Nevertheless, the blog has big doubts. Is the barrier to change really just a crisis of political leadership? There have been a few times in Australian history in which the standards of political debate have been elevating and the Australian media has been uplifting. But things like the Federation debates, the Deakin era and the Hawke-Keating years are the exceptions not the norm. Comfortable complacency and lack of intellectual rigour are the main characteristics of our political history interspersed with periods of ill-conceived panic about threats of doubtful validity. Indeed, one could argue that Australian history is just a long series of panics about the French, Russians, Germans, Japanese, Chinese, Asian dominos, immigrants and refugees coming to conquer us or subvert our way of life. Moreover, political leaders around the world who try to lead their nations along new paths or present uncomfortable realities are often not there after the next election; and, much of the ‘reform’ in the western world over the past few decades has been achieved, as John Gray pointed out in False Dawn, by dodging democratic decision-making.

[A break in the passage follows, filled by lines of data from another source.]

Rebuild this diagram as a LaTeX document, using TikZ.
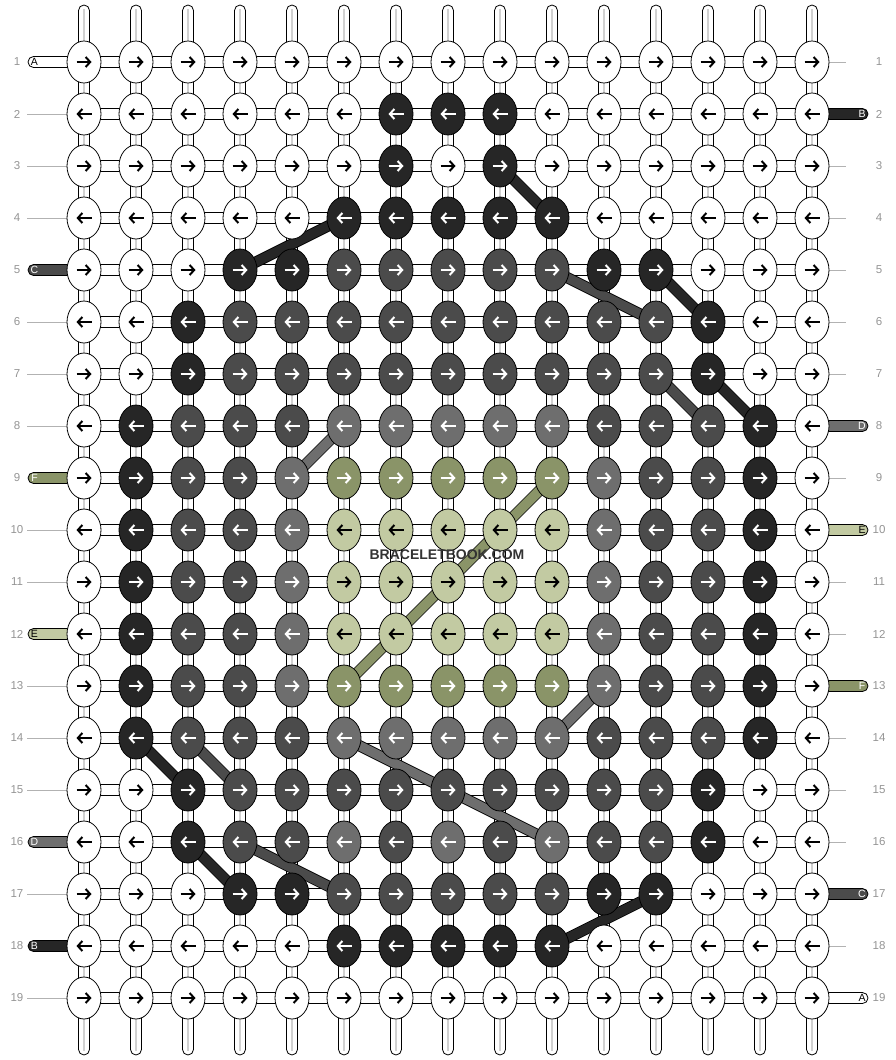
\documentclass[tikz,border=0pt]{standalone}
\usepackage{fontspec}
\setmainfont{Liberation Sans}
\usetikzlibrary{shapes.geometric,arrows.meta,backgrounds}
\definecolor{cW}{HTML}{FFFFFF}
\definecolor{cD}{HTML}{262626}
\definecolor{cM}{HTML}{4B4B4B}
\definecolor{cG}{HTML}{6E6E6E}
\definecolor{cO}{HTML}{8A9468}
\definecolor{cL}{HTML}{C2CAA2}
\colorlet{aW}{black}
\colorlet{aL}{black}
\colorlet{aD}{white}
\colorlet{aM}{white}
\colorlet{aG}{white}
\colorlet{aO}{white}
\definecolor{wmark}{HTML}{333333}
\tikzset{
  knot/.style={ellipse, draw=black, line width=0.8pt, minimum width=34pt, minimum height=42pt, inner sep=0pt},
  arr/.style={line width=2pt, -{Straight Barb[length=4.5pt,width=10pt]}},
  conn/.style={draw=black, fill=white, line width=0.8pt},
  midline/.style={draw=black!18, line width=1.5pt},
  edgeline/.style={draw=black!30, line width=0.8pt},
  estrand/.style={draw=black, line width=0.8pt, rounded corners=5.5pt},
  num/.style={text=black!42, font=\fontsize{11.5}{12}\selectfont, inner sep=0pt},
  slbl/.style={font=\fontsize{10.5}{11}\selectfont, inner sep=0pt},
  thr/.style={line width=9.6pt},
  throut/.style={line width=11.2pt, draw=black},
}
\begin{document}
\begin{tikzpicture}[x=1pt,y=-1pt]
\useasboundingbox (0,0) rectangle (896,1060);
% knots
\foreach \row [count=\j] in {
 {W,W,W,W,W,W,W,W,W,W,W,W,W,W,W},
 {W,W,W,W,W,W,D,D,D,W,W,W,W,W,W},
 {W,W,W,W,W,W,D,W,D,W,W,W,W,W,W},
 {W,W,W,W,W,D,D,D,D,D,W,W,W,W,W},
 {W,W,W,D,D,M,M,M,M,M,D,D,W,W,W},
 {W,W,D,M,M,M,M,M,M,M,M,M,D,W,W},
 {W,W,D,M,M,M,M,M,M,M,M,M,D,W,W},
 {W,D,M,M,M,G,G,G,G,G,M,M,M,D,W},
 {W,D,M,M,G,O,O,O,O,O,G,M,M,D,W},
 {W,D,M,M,G,L,L,L,L,L,G,M,M,D,W},
 {W,D,M,M,G,L,L,L,L,L,G,M,M,D,W},
 {W,D,M,M,G,L,L,L,L,L,G,M,M,D,W},
 {W,D,M,M,G,O,O,O,O,O,G,M,M,D,W},
 {W,D,M,M,M,G,G,G,G,G,M,M,M,D,W},
 {W,W,D,M,M,M,M,M,M,M,M,M,D,W,W},
 {W,W,D,M,M,G,M,G,M,G,M,M,D,W,W},
 {W,W,W,D,D,M,M,M,M,M,D,D,W,W,W},
 {W,W,W,W,W,D,D,D,D,D,W,W,W,W,W},
 {W,W,W,W,W,W,W,W,W,W,W,W,W,W,W}}{
  \foreach \c [count=\i] in \row {
    \node[knot, fill=c\c] (k-\i-\j) at ({84+52*(\i-1)},{62+52*(\j-1)}) {};
    \ifodd\j
      \draw[arr, draw=a\c] ([xshift=-7.5pt]k-\i-\j.center) -- ([xshift=7.5pt]k-\i-\j.center);
    \else
      \draw[arr, draw=a\c] ([xshift=7.5pt]k-\i-\j.center) -- ([xshift=-7.5pt]k-\i-\j.center);
    \fi
  }
}
% row numbers
\foreach \j in {1,...,19}{
  \node[num] (ln-\j) at (17,{62+52*(\j-1)}) {\j};
  \node[num] (rn-\j) at (879,{62+52*(\j-1)}) {\j};
}
\begin{pgfonlayer}{background}
  % vertical connectors and stubs
  \foreach \i in {1,...,15}{
    \foreach \j [evaluate=\j as \n using int(\j+1)] in {1,...,18}{
      \draw[conn] ([xshift=-5.5pt]k-\i-\j.center) rectangle ([xshift=5.5pt]k-\i-\n.center);
      \draw[midline] (k-\i-\j.center) -- (k-\i-\n.center);
    }
    \draw[conn, rounded corners=5.5pt] ([xshift=-5.5pt]k-\i-1.center) rectangle ([xshift=5.5pt,yshift=57pt]k-\i-1.center);
    \draw[midline] (k-\i-1.center) -- ([yshift=53pt]k-\i-1.center);
    \draw[conn, rounded corners=5.5pt] ([xshift=-5.5pt]k-\i-19.center) rectangle ([xshift=5.5pt,yshift=-57pt]k-\i-19.center);
    \draw[midline] (k-\i-19.center) -- ([yshift=-53pt]k-\i-19.center);
  }
  % horizontal connectors
  \foreach \j in {1,...,19}{
    \foreach \i [evaluate=\i as \n using int(\i+1)] in {1,...,14}{
      \draw[conn] ([yshift=5.3pt]k-\i-\j.center) rectangle ([yshift=-5.3pt]k-\n-\j.center);
    }
  }
  % edge lines
  \foreach \j in {2,3,4,6,7,8,10,11,13,14,15,17,19}{
    \draw[edgeline] (k-1-\j.west) -- ++(-40,0);
  }
  \foreach \j in {1,3,4,5,6,7,9,11,12,14,15,16,18}{
    \draw[edgeline] (k-15-\j.east) -- ++(17,0);
  }
  % edge strands
  \foreach \j/\c/\t in {1/W/A,5/M/C,9/O/F,12/L/E,16/G/D,18/D/B}{
    \draw[estrand, fill=c\c] ([yshift=5.5pt]k-1-\j.center) rectangle ([yshift=-5.5pt,xshift=-56pt]k-1-\j.center);
    \node[slbl, text=a\c] (ls-\j) at ([xshift=-49.5pt]k-1-\j.center) {\t};
  }
  \foreach \j/\c/\t in {2/D/B,8/G/D,10/L/E,13/O/F,17/M/C,19/W/A}{
    \draw[estrand, fill=c\c] ([yshift=5.5pt]k-15-\j.center) rectangle ([yshift=-5.5pt,xshift=56pt]k-15-\j.center);
    \node[slbl, text=a\c] (rs-\j) at ([xshift=50pt]k-15-\j.center) {\t};
  }
  % thread paths
  \foreach \a/\b/\c in {9-3/10-4/D, 6-4/4-5/D, 10-5/12-6/M, 12-5/13-6/D, 12-7/13-8/M, 13-7/14-8/D,
      6-8/5-9/G, 10-9/6-13/O, 11-13/10-14/G, 2-14/3-15/D, 3-14/4-15/M, 6-14/10-16/G,
      3-16/4-17/D, 4-16/6-17/M, 12-17/10-18/D}{
    \draw[throut] (k-\a.center) -- (k-\b.center);
    \draw[thr, draw=c\c] (k-\a.center) -- (k-\b.center);
  }
\end{pgfonlayer}
\node[text=wmark, font=\bfseries\fontsize{14}{14}\selectfont, inner sep=0pt] (wm) at (447,555) {BRACELETBOOK.COM};
\end{tikzpicture}
\end{document}
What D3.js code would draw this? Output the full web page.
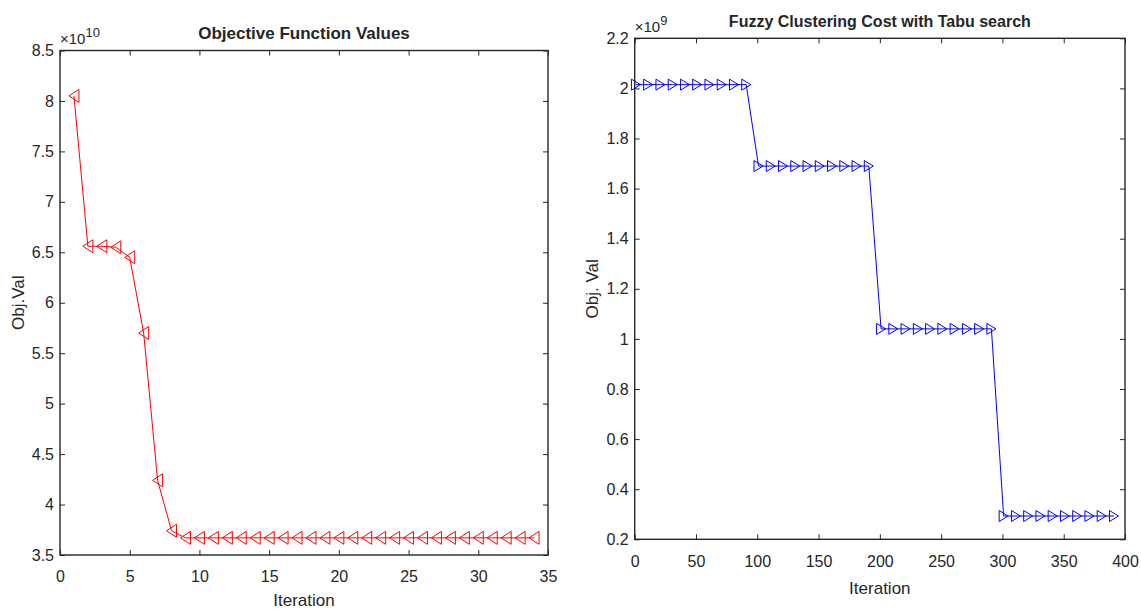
<!DOCTYPE html>
<html>
<head>
<meta charset="utf-8">
<script src="https://d3js.org/d3.v7.min.js"></script>
<style>
  body { margin: 0; background: #fff; }
  text { font-family: "Liberation Sans", Arial, sans-serif; fill: #262626; }
</style>
</head>
<body>
<div id="chart"></div>
<script>
// left panel: objective values (x 1e10) per iteration
const objIter = [1,2,3,4,5,6,7,8,9,10,11,12,13,14,15,16,17,18,19,20,21,22,23,24,25,26,27,28,29,30,31,32,33,34];
const objVal = [8.05,6.56,6.56,6.55,6.45,5.70,4.24,3.74,3.67,3.67,3.67,3.67,3.67,3.67,3.67,3.67,3.67,3.67,3.67,3.67,
                3.67,3.67,3.67,3.67,3.67,3.67,3.67,3.67,3.67,3.67,3.67,3.67,3.67,3.67];
const objXTicks = [0,5,10,15,20,25,30,35];
const objYTicks = [3.5,4,4.5,5,5.5,6,6.5,7,7.5,8,8.5];

// right panel: fuzzy clustering cost (x 1e9), every 10th iteration
const tabuIter = [1,11,21,31,41,51,61,71,81,91,101,111,121,131,141,151,161,171,181,191,
                  201,211,221,231,241,251,261,271,281,291,301,311,321,331,341,351,361,371,381,391];
const tabuCost = [2.015,2.015,2.015,2.015,2.015,2.015,2.015,2.015,2.015,2.015,
                  1.69,1.69,1.69,1.69,1.69,1.69,1.69,1.69,1.69,1.69,
                  1.04,1.04,1.04,1.04,1.04,1.04,1.04,1.04,1.04,1.04,
                  0.293,0.293,0.293,0.293,0.293,0.293,0.293,0.293,0.293,0.293];
const tabuXTicks = [0,50,100,150,200,250,300,350,400];
const tabuYTicks = [0.2,0.4,0.6,0.8,1,1.2,1.4,1.6,1.8,2,2.2];

const svg = d3.select("#chart").append("svg")
  .attr("width", 1141).attr("height", 612);
svg.append("rect").attr("width", 1141).attr("height", 612).attr("fill", "#fff");

function panel(o) {
  const g = svg.append("g").attr("transform", `translate(${o.left},${o.top})`);
  const w = o.width, h = o.height;
  const x = d3.scaleLinear().domain(o.xDomain).range([0, w]);
  const y = d3.scaleLinear().domain(o.yDomain).range([h, 0]);
  const axisColor = "#262626";

  // axes (ticks inward, box on)
  const styleAxis = sel => {
    sel.select(".domain").remove();
    sel.selectAll("line").attr("stroke", axisColor);
    sel.selectAll("text").style("font-size", "16px").attr("fill", axisColor);
  };
  g.append("g").attr("transform", `translate(0,${h})`)
    .call(d3.axisBottom(x).tickValues(o.xTicks).tickSize(-5).tickPadding(16).tickFormat(d3.format("")))
    .call(styleAxis);
  g.append("g")
    .call(d3.axisTop(x).tickValues(o.xTicks).tickSize(-5).tickFormat(""))
    .call(styleAxis);
  g.append("g")
    .call(d3.axisLeft(y).tickValues(o.yTicks).tickSize(-5).tickPadding(6).tickFormat(d3.format("")))
    .call(styleAxis);
  g.append("g").attr("transform", `translate(${w},0)`)
    .call(d3.axisRight(y).tickValues(o.yTicks).tickSize(-5).tickFormat(""))
    .call(styleAxis);
  g.append("rect").attr("width", w).attr("height", h)
    .attr("fill", "none").attr("stroke", axisColor).attr("stroke-width", 1.4);

  // exponent label
  const ex = g.append("text").attr("x", 0).attr("y", o.expY).style("font-size", "15px");
  ex.append("tspan").text("\u00d710");
  ex.append("tspan").attr("dy", -7).style("font-size", "13px").text(o.exponent);

  // title and labels
  g.append("text").attr("x", w / 2 + o.titleDx).attr("y", o.titleY)
    .attr("text-anchor", "middle").style("font-size", o.titleSize).style("font-weight", "bold")
    .attr("fill", "#000").text(o.title);
  g.append("text").attr("x", w / 2).attr("y", h + o.xlabelDy)
    .attr("text-anchor", "middle").style("font-size", "17px").text("Iteration");
  g.append("text").attr("transform", `translate(${o.ylabelX},${h / 2}) rotate(-90)`)
    .attr("text-anchor", "middle").style("font-size", "17px").text(o.ylabel);

  // line + markers
  const pts = o.xs.map((d, i) => [d, o.ys[i]]);
  g.append("path").datum(pts)
    .attr("fill", "none").attr("stroke", o.color).attr("stroke-width", 1)
    .attr("d", d3.line().x(d => x(d[0])).y(d => y(d[1])));
  const mw = o.markerW, mh = o.markerH;
  const tri = o.dir < 0
    ? `M${-mw / 2},0 L${mw / 2},${-mh / 2} L${mw / 2},${mh / 2} Z`
    : `M${mw / 2},0 L${-mw / 2},${-mh / 2} L${-mw / 2},${mh / 2} Z`;
  g.selectAll(".mk").data(pts).join("path")
    .attr("class", "mk")
    .attr("transform", d => `translate(${x(d[0])},${y(d[1])})`)
    .attr("d", tri)
    .attr("fill", "none").attr("stroke", o.color).attr("stroke-width", 1);
}

panel({
  left: 60, top: 50.5, width: 488, height: 504.5,
  xDomain: [0, 35], yDomain: [3.5, 8.5],
  xTicks: objXTicks, yTicks: objYTicks,
  xs: objIter, ys: objVal,
  exponent: "10", expY: -7, title: "Objective Function Values", titleDx: 0, titleY: -12, titleSize: "17px",
  ylabel: "Obj.Val", ylabelX: -36, xlabelDy: 51,
  color: "#ff0000", dir: -1, markerW: 10, markerH: 13
});

panel({
  left: 634.7, top: 38.3, width: 490.3, height: 501,
  xDomain: [0, 400], yDomain: [0.2, 2.2],
  xTicks: tabuXTicks, yTicks: tabuYTicks,
  xs: tabuIter, ys: tabuCost,
  exponent: "9", expY: -6, title: "Fuzzy Clustering Cost with Tabu search", titleDx: 0, titleY: -11, titleSize: "16px",
  ylabel: "Obj. Val", ylabelX: -37, xlabelDy: 55,
  color: "#0000ff", dir: 1, markerW: 9, markerH: 11
});
</script>
</body>
</html>
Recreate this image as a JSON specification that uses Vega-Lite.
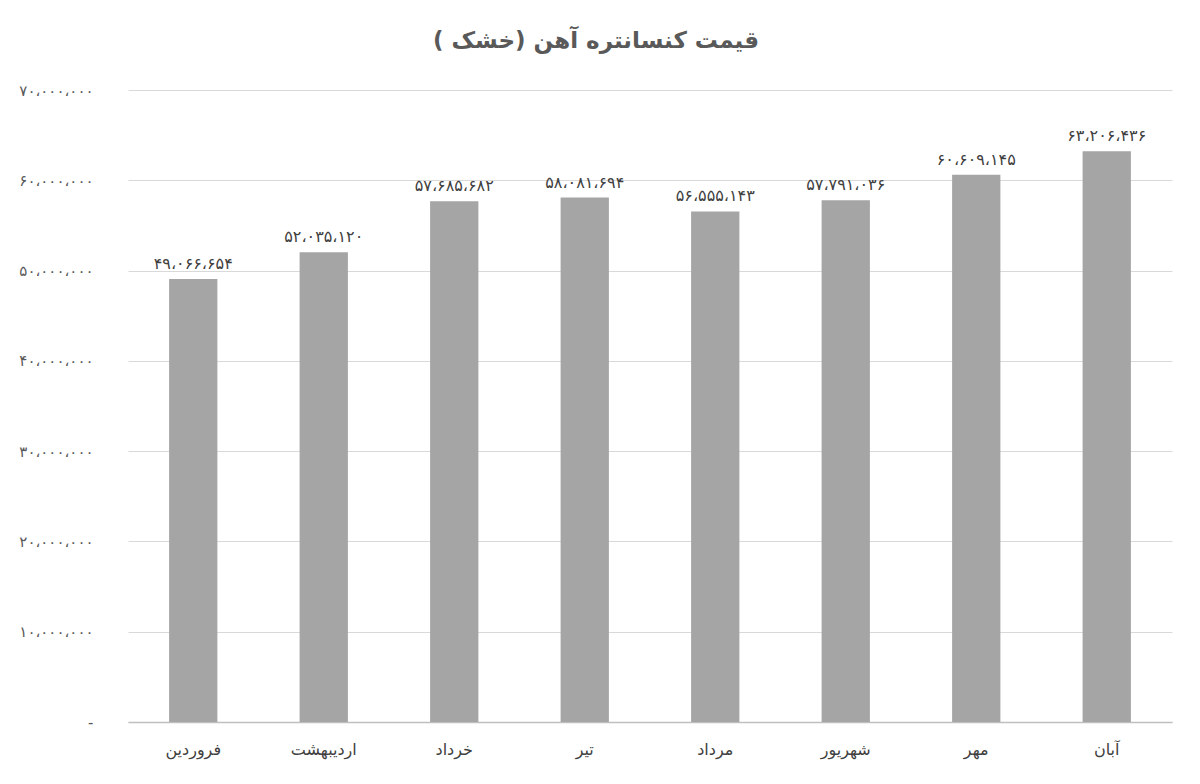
{
  "$schema": "https://vega.github.io/schema/vega-lite/v6.json",
  "width": 1044,
  "height": 632,
  "padding": {"left": 18, "top": 30, "right": 20, "bottom": 10},
  "background": "white",
  "title": {
    "text": "قیمت کنسانتره آهن (خشک )",
    "font": "DejaVu Sans",
    "fontSize": 23,
    "fontWeight": "bold",
    "color": "#595959",
    "offset": 30,
    "dx": -54
  },
  "data": {
    "values": [
      {"month": "فروردین", "price": 49066654, "label": "۴۹،۰۶۶،۶۵۴"},
      {"month": "اردیبهشت", "price": 52035120, "label": "۵۲،۰۳۵،۱۲۰"},
      {"month": "خرداد", "price": 57685682, "label": "۵۷،۶۸۵،۶۸۲"},
      {"month": "تیر", "price": 58081694, "label": "۵۸،۰۸۱،۶۹۴"},
      {"month": "مرداد", "price": 56555143, "label": "۵۶،۵۵۵،۱۴۳"},
      {"month": "شهریور", "price": 57791036, "label": "۵۷،۷۹۱،۰۳۶"},
      {"month": "مهر", "price": 60609145, "label": "۶۰،۶۰۹،۱۴۵"},
      {"month": "آبان", "price": 63206436, "label": "۶۳،۲۰۶،۴۳۶"}
    ]
  },
  "encoding": {
    "x": {
      "field": "month",
      "type": "nominal",
      "sort": null,
      "scale": {"paddingInner": 0.63, "paddingOuter": 0.315},
      "axis": {
        "title": null,
        "labelAngle": 0,
        "labelFont": "DejaVu Sans",
        "labelFontSize": 16,
        "labelColor": "#404040",
        "labelPadding": 19,
        "ticks": false,
        "domainColor": "#BFBFBF",
        "domainWidth": 1.5
      }
    },
    "y": {
      "field": "price",
      "type": "quantitative",
      "scale": {"domain": [0, 70000000]},
      "axis": {
        "title": null,
        "values": [0, 10000000, 20000000, 30000000, 40000000, 50000000, 60000000, 70000000],
        "labelExpr": "datum.value == 0 ? '-' : replace(replace(replace(replace(replace(replace(replace(replace(replace(replace(replace(format(datum.value, ','), regexp(',', 'g'), '،'), regexp('0', 'g'), '۰'), regexp('1', 'g'), '۱'), regexp('2', 'g'), '۲'), regexp('3', 'g'), '۳'), regexp('4', 'g'), '۴'), regexp('5', 'g'), '۵'), regexp('6', 'g'), '۶'), regexp('7', 'g'), '۷'), regexp('8', 'g'), '۸'), regexp('9', 'g'), '۹')",
        "labelFont": "DejaVu Sans",
        "labelFontSize": 15,
        "labelColor": "#595959",
        "labelPadding": 35,
        "ticks": false,
        "domain": false,
        "gridColor": "#D9D9D9",
        "gridWidth": 1.2
      }
    }
  },
  "layer": [
    {"mark": {"type": "bar", "color": "#A5A5A5"}},
    {
      "mark": {"type": "text", "dy": -15, "font": "DejaVu Sans", "fontSize": 16, "color": "#404040"},
      "encoding": {"text": {"field": "label"}}
    }
  ],
  "config": {"view": {"stroke": null}}
}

However, there does seem to be something distinctive about the current situation. Partly it is result of the Americanisation of politics. Partly it is a result of focussing on opinion research which reveals the primeval rather than the intellectual. While progressives may have been shocked by a Liberal candidate saying refugees were responsible for traffic congestion in Sydney the reality is that the view is shared by a number of voters in key seats. Recent Essential Media research also showed that a majority of Australians believed that our debt and deficit situations were out of control and among the worst in the world – but not to worry because cutting foreign aid and arts spending would get rid of both. Equally Australian knowledge of its own history (even the military bits which seem to have become the dominant narrative in our national story) is pretty poor. The blog recently, a bit belatedly, read the 2010 Craig Stockings edited collection of essays Zombie Myths of Australian Military History which shows that most of what most Australians believe about the frontier wars, the threat of Japanese invasion, Breaker Morant, the Australian ‘breaching’ of the Hindenburg line, the loss of the HMAS Sydney, Gallipoli and the August offensive and even East Timor is just plain wrong. Partly it is also a result of the death throes of the print media and its hysterical tone (made worse by News Corp and its feral campaigns) as it tries to retain circulation.

The blog therefore suspects that what produces this current dire situation are the  vicious circles created by: the number of things Australians believe which are just plain wrong; the irrational decision making and belief systems that behavioural economics research has exposed; the refusal of many groups to consider much beyond their narrowest interests; the platform the media gives to anyone aggrieved by change; media disinformation; and the natural tendency of those seeking power to exploit this and give the public what the focus group research says they want.

Perhaps we need some of the policy wonks, and the think tanks like the Grattan Institute and the Australian Institute, to create a virtuous circle by combining their excellent policy work with a thorough-going study of the psychological, belief and behavioural barriers to the implementation of the policies they are advocating. That might well tell us more about why both the public and politicians fail the leadership test and how they might pass it than alliterative exhortations about courage, conviction and communication.